In September 2020, the legal team at the Environment Agency (the Agency) started exploring the use of the Carbon Reduction Clauses and has since adopted them into a selection of key service contracts. The Agency was determined to set a standard not only as a regulator but also a leader in adopting ambitious environmental and carbon standards working towards its 2030 Net Zero commitment. Achieving that means bringing its suppliers along on its journey to Net Zero.
What do the Carbon Reduction Clauses deliver for the Agency?
- The Agency and its service provider must agree on an annual greenhouse gas (GHG) emission reduction goal.
- The service provider must make an annual GHG report to show progress on that goal.
- When a service provider goes beyond an agreed target goal, the provider and the Agency share the benefit of the additional GHG reductions achieved using a gain share mechanism.

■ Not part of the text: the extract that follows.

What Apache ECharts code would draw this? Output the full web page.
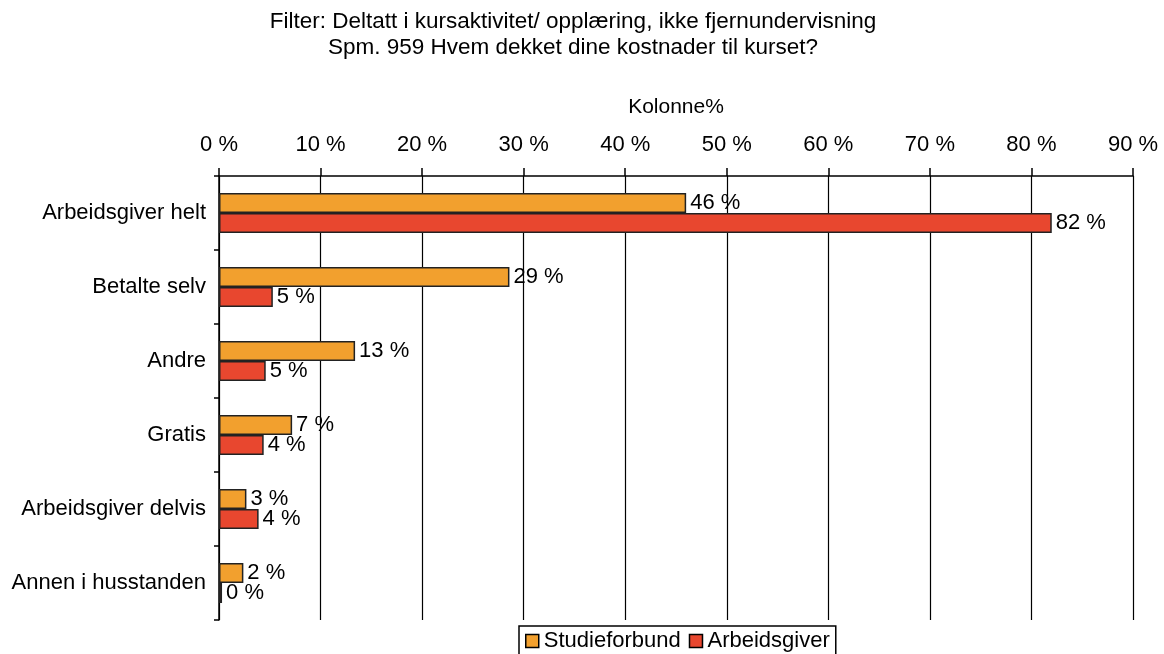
<!DOCTYPE html>
<html lang="no">
<head>
    <meta charset="UTF-8">
    <title>Kostnader til kurset</title>
    <style>
        html, body { margin: 0; padding: 0; background: #fff; }
    </style>
</head>
<body>
<div id="main" style="width: 1164px;height:654px;"></div>
<script src="https://cdn.jsdelivr.net/npm/echarts@6/dist/echarts.min.js"></script>
<script>
    // kategorier (ovenfra og ned)
    var categories = ['Arbeidsgiver helt', 'Betalte selv', 'Andre', 'Gratis', 'Arbeidsgiver delvis', 'Annen i husstanden'];
    // Kolonne%
    var studieforbund = [46, 28.6, 13.4, 7.2, 2.7, 2.4];
    var arbeidsgiver = [82, 5.3, 4.6, 4.4, 3.9, 0.3];
    var tickLabels = ['0 %', '10 %', '20 %', '30 %', '40 %', '50 %', '60 %', '70 %', '80 %', '90 %'];

    var font = 'Liberation Sans, Arial, sans-serif';

    var myChart = echarts.init(document.getElementById('main'));

    var labelOpt = {
        show: true,
        position: 'right',
        distance: 4,
        color: '#000',
        fontSize: 22,
        fontFamily: font,
        formatter: function (p) {
            return Math.round(p.value) + ' %';
        }
    };

    var option = {
        backgroundColor: '#fff',
        animation: false,
        title: {
            text: 'Filter: Deltatt i kursaktivitet/ opplæring, ikke fjernundervisning\nSpm. 959 Hvem dekket dine kostnader til kurset?',
            left: 568,
            top: 4,
            textAlign: 'center',
            textStyle: {
                fontSize: 22.5,
                fontWeight: 'normal',
                color: '#000',
                fontFamily: font,
                lineHeight: 26,
                align: 'center'
            }
        },
        legend: {
            bottom: -6,
            left: 519,
            data: ['Studieforbund', 'Arbeidsgiver'],
            itemWidth: 13,
            itemHeight: 13,
            itemGap: 8,
            icon: 'rect',
            borderColor: '#000',
            borderWidth: 1.5,
            padding: [4, 6, 8, 6],
            textStyle: {
                fontSize: 22,
                color: '#000',
                fontFamily: font
            },
            itemStyle: {
                borderColor: '#000',
                borderWidth: 1.5
            }
        },
        grid: {
            left: 219,
            right: 31,
            top: 176,
            bottom: 34,
            containLabel: false
        },
        xAxis: {
            type: 'value',
            position: 'top',
            min: 0,
            max: 90,
            interval: 10,
            name: 'Kolonne%',
            nameLocation: 'middle',
            nameGap: 58,
            nameTextStyle: {
                fontSize: 21,
                color: '#000',
                fontFamily: font
            },
            axisLine: { show: true, lineStyle: { color: '#000', width: 1.5 } },
            axisTick: { show: true, length: 8, lineStyle: { color: '#000', width: 1.5 } },
            axisLabel: {
                margin: 20,
                fontSize: 22,
                color: '#000',
                fontFamily: font,
                formatter: function (v) {
                    return tickLabels[Math.round(v / 10)];
                }
            },
            splitLine: { show: true, lineStyle: { color: '#000', width: 1.2 } }
        },
        yAxis: {
            type: 'category',
            inverse: true,
            data: categories,
            axisLine: { show: true, lineStyle: { color: '#000', width: 1.5 } },
            axisTick: { show: true, length: 5, lineStyle: { color: '#000', width: 1.5 } },
            axisLabel: {
                margin: 13,
                fontSize: 22,
                color: '#000',
                fontFamily: font
            }
        },
        series: [
            {
                name: 'Studieforbund',
                type: 'bar',
                data: studieforbund,
                barWidth: 20,
                barGap: '0%',
                itemStyle: {
                    color: '#F2A02E',
                    borderColor: '#222',
                    borderWidth: 1.5
                },
                label: labelOpt
            },
            {
                name: 'Arbeidsgiver',
                type: 'bar',
                data: arbeidsgiver,
                barWidth: 20,
                barGap: '0%',
                itemStyle: {
                    color: '#E8472F',
                    borderColor: '#222',
                    borderWidth: 1.5
                },
                label: labelOpt
            }
        ]
    };

    myChart.setOption(option);
</script>
</body>
</html>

How did The Chancery Lane Project (TCLP) help the Agency get here?
The Agency used TCLP’s provisions to drive its requirements through its supply chains. By making the clauses flexible the Agency set reduction goals and pathways that were tailored to the capacity of individual service providers, and therefore more likely to produce results. The ability of the providers to agree on the right starting point as well as a reduction goal has led to a positive and constructive reaction.
What changes have the Carbon Reduction Clauses made?
The Carbon Reduction Clauses have put sustainability requirements front and centre of each contract in which they are used and tied them to incentivisation mechanisms.
Although the Carbon Reduction Clauses have been specifically drafted by the Agency’s legal team, their wording has been inspired by parts of TCLP’s Zoë and Bea’s Clause, as well as the definitions in TCLP’s Glossary.
What are the key takeaways?
- TCLP clauses are a great starting point for your specific contract needs.
- Tailoring the clauses to your supplier’s capacity can get more results than rigid wording.
- Climate-conscious clauses have a greater impact when paired with traditional contractual enforcement/incentivisation mechanisms.